The Future of FinTech
What does the future hold in store for FinTech? It’s the question on a lot of investors’ minds right now. Payfirma’s President and Chief Product Officer, Kalle Radage, believes the future of FinTech is in reducing friction to pay. “Frictionless payments and banking mean faster growth for businesses and better experiences for consumers,” he said.
Reducing friction in transactions has been both the inspiration behind several startups and a very nice byproduct of the innovation from the majority of the businesses and technologies on our list. WePay’s Bill Clerico initially started his business as a solution to reducing the friction of transferring money among friends, and the immensely popular social payments app Venmo only provides further evidence that people are looking to transfer money more easily.
Related Article: What Should New Business Owners Expect When Requesting a Bank Loan?
It could also be argued that greater transparency is both a driving force and byproduct of FinTech’s future.
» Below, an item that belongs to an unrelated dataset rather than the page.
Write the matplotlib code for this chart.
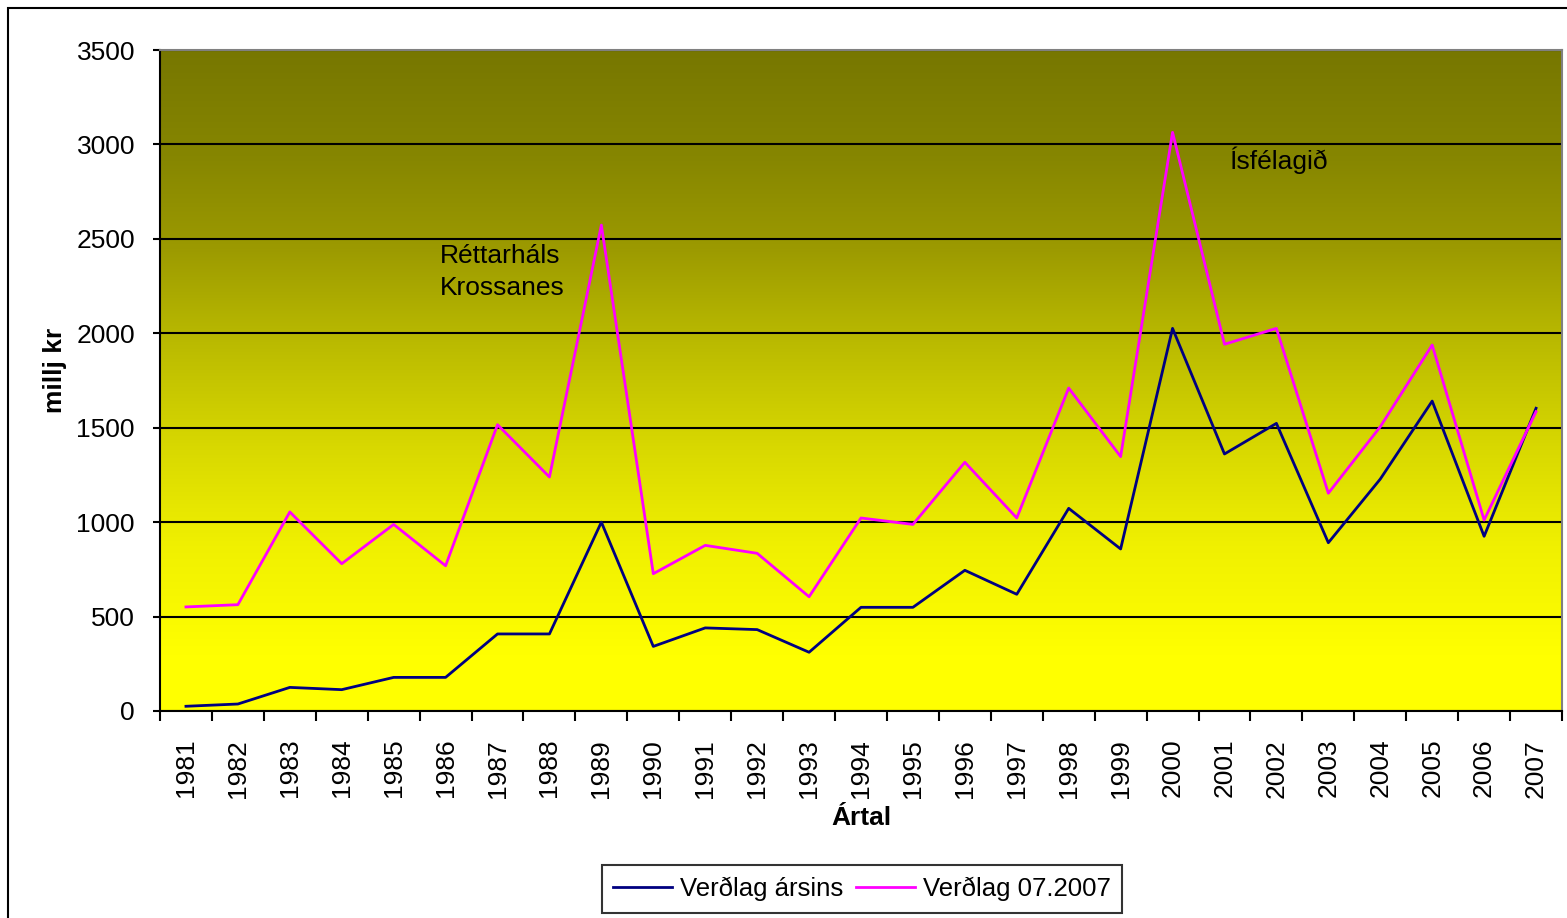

Perhaps the most intriguing FinTech technology with the potential for the biggest impact across industries and nations, the blockchain technology behind cryptocurrencies like Bitcoin is set to shake up “business as usual” in a way that no other financial technology has before.
While a discussion on the technology of blockchains is outside the scope of this article, the excitement and potential for deep disruption is reaching a fever pitch. Wired’s recent article on its adoption and development by financial and technological giants like IBM, JP Morgan Chase, Wells Fargo, and the Linux Foundation underpin just how far reaching this technology will be.
Blockchain technology provides a decentralized, more transparent, more secure method of tracking the exchange of money and other assets – including supply chain items, vehicle titles, and even diamonds. Is it any wonder this new area of FinTech has so many people excited?
FinTech has a bright future. With many new technologies and startup companies expected to reach maturity by 2020, it’s certainly going to be an interesting industry to watch over the next several years.